Goal of the exercise: Go through the entries below and copy each line containing the word "page".

Materials provided:
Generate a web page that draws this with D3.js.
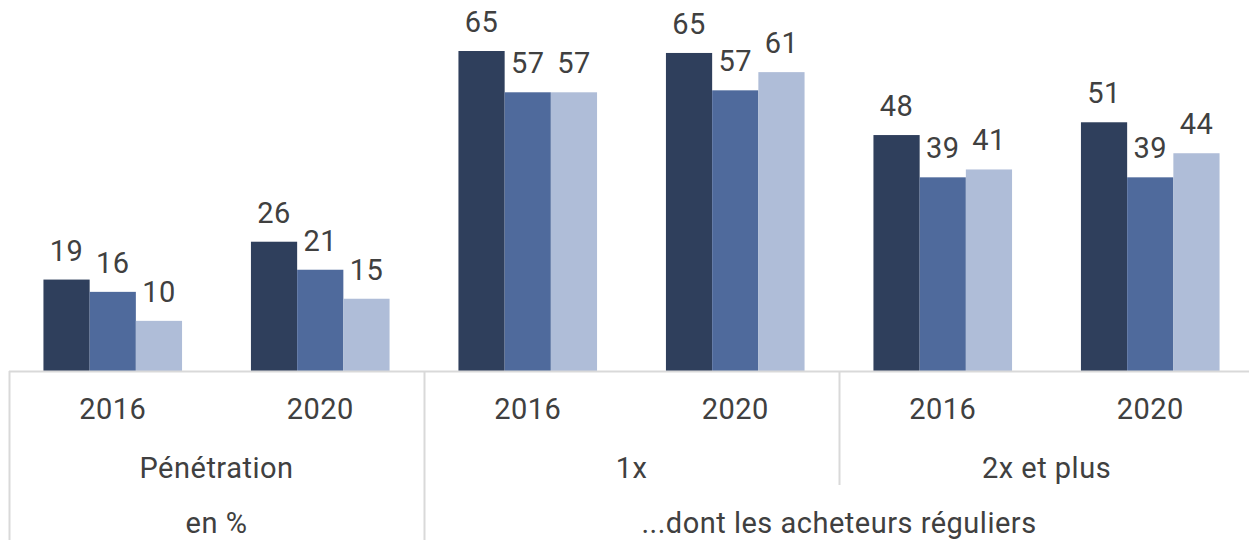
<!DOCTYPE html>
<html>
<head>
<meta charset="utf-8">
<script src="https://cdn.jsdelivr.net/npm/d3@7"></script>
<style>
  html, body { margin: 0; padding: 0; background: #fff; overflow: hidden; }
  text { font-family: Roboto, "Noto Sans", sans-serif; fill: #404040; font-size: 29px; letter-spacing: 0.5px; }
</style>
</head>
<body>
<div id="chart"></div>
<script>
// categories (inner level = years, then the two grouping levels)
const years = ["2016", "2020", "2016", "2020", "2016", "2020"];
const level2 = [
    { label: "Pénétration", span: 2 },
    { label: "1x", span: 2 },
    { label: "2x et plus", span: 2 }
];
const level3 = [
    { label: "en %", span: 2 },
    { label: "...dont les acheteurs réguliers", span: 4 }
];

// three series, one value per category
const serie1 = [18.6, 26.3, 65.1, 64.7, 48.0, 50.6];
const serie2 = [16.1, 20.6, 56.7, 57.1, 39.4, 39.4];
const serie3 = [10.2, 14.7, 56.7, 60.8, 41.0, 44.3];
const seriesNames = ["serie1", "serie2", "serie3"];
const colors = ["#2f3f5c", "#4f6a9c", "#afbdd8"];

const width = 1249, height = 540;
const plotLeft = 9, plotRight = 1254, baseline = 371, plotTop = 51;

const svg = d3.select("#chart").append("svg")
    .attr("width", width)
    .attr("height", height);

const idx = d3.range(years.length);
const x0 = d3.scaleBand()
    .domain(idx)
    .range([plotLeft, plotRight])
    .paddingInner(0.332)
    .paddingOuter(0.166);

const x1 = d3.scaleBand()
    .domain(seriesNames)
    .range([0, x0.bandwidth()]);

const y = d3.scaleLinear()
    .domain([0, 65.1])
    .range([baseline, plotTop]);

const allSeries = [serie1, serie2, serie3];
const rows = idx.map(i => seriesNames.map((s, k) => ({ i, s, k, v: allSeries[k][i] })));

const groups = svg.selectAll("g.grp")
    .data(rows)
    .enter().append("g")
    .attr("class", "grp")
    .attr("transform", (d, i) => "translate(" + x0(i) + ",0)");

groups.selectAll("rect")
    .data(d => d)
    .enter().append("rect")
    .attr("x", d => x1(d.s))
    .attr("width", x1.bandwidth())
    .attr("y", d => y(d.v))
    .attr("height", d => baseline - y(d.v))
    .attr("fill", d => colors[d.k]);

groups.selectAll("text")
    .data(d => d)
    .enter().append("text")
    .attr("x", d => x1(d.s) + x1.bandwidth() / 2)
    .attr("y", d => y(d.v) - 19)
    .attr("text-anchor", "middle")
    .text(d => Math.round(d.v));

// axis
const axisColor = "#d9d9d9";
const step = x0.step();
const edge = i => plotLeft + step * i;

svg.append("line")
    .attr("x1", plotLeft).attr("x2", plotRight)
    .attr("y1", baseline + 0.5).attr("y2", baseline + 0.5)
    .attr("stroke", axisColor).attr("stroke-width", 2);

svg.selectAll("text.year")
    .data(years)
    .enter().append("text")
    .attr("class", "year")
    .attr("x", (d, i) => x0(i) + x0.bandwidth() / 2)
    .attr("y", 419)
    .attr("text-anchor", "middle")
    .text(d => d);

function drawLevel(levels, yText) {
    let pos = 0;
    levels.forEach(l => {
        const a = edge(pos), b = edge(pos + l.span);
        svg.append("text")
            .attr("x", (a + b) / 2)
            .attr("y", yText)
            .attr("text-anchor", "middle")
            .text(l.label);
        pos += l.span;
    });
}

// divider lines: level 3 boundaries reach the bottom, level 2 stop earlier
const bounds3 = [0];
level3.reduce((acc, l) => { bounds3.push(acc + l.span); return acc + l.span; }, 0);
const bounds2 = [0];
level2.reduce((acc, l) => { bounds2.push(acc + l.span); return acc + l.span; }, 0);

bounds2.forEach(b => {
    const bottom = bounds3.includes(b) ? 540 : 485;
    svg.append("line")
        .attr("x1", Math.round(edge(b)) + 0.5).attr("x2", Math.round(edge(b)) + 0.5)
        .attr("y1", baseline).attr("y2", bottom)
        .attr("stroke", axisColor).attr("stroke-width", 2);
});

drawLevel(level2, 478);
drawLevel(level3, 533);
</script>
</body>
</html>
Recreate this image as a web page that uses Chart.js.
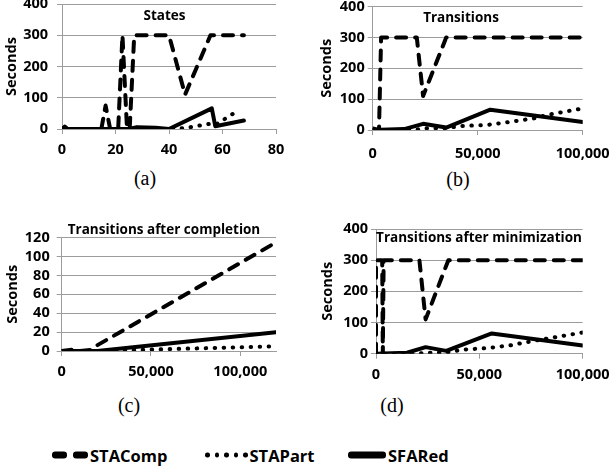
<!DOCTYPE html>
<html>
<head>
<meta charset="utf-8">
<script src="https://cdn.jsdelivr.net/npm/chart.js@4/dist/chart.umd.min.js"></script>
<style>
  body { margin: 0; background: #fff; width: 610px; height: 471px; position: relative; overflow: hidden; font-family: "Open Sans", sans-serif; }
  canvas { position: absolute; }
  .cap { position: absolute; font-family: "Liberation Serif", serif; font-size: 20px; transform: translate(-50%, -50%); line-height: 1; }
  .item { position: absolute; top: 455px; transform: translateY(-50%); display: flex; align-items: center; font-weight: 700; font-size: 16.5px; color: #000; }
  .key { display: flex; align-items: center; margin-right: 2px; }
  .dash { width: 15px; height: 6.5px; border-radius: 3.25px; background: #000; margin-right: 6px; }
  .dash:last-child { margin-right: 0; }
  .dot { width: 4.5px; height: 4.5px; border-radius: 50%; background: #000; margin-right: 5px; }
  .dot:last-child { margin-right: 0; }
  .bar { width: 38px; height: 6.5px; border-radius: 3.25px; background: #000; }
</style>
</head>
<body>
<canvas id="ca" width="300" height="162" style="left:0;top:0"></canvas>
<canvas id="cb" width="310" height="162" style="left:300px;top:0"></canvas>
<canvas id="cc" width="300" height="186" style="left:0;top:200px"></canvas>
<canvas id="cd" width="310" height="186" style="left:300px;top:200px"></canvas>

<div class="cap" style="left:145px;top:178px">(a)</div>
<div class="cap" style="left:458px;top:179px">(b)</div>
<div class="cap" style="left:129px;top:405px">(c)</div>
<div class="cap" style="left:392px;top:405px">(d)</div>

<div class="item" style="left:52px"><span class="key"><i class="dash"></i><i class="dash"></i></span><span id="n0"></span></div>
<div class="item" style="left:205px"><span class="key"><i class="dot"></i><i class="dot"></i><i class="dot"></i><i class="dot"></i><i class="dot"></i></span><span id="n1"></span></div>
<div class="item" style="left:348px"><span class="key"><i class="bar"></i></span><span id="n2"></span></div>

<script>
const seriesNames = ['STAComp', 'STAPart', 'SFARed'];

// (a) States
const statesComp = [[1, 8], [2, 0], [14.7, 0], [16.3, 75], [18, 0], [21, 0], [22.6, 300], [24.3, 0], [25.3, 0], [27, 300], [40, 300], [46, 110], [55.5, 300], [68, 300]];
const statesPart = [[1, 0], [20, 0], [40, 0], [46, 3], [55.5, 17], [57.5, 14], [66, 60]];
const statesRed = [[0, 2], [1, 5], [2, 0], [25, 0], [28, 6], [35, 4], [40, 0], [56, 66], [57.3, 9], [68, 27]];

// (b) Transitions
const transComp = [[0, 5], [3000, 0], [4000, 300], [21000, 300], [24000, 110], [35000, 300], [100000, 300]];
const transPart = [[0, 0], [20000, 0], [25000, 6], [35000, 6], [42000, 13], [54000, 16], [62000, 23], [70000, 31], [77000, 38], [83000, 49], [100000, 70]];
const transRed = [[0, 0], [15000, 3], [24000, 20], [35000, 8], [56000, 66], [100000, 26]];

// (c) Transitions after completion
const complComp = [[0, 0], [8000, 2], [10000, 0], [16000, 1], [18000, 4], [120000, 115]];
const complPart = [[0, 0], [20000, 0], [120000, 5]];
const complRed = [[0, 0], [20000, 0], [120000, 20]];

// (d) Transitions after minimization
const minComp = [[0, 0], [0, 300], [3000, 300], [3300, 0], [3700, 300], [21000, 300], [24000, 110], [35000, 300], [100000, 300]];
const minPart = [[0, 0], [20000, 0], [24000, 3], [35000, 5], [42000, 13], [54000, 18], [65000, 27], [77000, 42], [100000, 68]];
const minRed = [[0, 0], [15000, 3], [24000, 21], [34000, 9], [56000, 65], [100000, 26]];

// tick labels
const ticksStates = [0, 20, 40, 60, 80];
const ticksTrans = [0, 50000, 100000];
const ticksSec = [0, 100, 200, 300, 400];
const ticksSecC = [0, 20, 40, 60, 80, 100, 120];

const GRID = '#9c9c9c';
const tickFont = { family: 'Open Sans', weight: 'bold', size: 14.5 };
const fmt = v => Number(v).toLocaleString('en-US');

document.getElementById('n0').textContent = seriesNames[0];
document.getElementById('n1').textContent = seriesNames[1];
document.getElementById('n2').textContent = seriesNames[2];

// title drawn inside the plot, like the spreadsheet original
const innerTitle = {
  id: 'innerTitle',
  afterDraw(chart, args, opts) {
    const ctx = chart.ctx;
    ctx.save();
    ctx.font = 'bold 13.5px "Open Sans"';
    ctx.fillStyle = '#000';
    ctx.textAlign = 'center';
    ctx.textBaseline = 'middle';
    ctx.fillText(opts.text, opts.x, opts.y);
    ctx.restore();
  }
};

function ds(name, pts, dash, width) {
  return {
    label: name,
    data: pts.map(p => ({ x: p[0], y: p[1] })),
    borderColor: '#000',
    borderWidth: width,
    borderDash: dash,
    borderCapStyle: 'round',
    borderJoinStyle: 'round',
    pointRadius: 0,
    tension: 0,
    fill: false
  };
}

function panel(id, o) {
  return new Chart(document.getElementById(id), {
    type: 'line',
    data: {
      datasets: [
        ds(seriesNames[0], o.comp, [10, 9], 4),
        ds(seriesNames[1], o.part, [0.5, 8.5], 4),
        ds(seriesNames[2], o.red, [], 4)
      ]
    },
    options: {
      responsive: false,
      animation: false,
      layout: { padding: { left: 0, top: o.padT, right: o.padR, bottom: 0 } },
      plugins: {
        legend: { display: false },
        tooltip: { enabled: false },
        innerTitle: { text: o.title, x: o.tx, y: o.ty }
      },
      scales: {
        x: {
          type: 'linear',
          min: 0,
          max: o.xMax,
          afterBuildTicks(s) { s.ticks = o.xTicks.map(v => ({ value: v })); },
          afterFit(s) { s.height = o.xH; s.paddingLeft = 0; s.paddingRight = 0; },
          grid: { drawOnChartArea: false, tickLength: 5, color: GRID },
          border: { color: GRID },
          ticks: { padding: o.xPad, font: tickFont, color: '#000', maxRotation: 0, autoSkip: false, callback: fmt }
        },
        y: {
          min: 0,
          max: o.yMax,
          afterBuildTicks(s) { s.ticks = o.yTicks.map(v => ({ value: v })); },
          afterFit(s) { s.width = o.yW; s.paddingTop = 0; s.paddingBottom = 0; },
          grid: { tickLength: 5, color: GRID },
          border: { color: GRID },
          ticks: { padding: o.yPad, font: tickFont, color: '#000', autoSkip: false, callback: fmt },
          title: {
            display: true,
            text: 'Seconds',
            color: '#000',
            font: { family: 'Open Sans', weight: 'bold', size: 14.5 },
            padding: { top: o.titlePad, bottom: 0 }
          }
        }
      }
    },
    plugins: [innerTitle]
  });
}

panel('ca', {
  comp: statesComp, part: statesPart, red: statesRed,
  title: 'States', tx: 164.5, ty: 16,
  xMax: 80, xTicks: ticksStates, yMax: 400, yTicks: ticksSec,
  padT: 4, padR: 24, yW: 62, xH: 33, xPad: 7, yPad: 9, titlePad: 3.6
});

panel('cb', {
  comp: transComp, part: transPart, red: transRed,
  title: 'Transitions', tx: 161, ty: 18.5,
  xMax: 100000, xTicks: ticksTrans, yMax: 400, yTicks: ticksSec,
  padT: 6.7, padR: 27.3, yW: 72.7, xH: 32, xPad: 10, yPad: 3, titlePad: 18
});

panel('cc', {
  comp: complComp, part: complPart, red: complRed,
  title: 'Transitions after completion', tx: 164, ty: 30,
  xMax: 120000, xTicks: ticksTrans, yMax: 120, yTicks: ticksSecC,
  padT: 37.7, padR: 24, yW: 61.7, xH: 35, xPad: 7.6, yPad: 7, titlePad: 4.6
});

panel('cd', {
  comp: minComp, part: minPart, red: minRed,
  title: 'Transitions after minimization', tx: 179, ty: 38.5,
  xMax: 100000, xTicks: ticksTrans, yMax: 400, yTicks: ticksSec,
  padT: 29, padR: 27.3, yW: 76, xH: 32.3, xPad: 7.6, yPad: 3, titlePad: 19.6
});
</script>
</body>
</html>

Full answer:
Generate a web page that draws this with D3.js.
Recreate this image as a web page that uses Chart.js.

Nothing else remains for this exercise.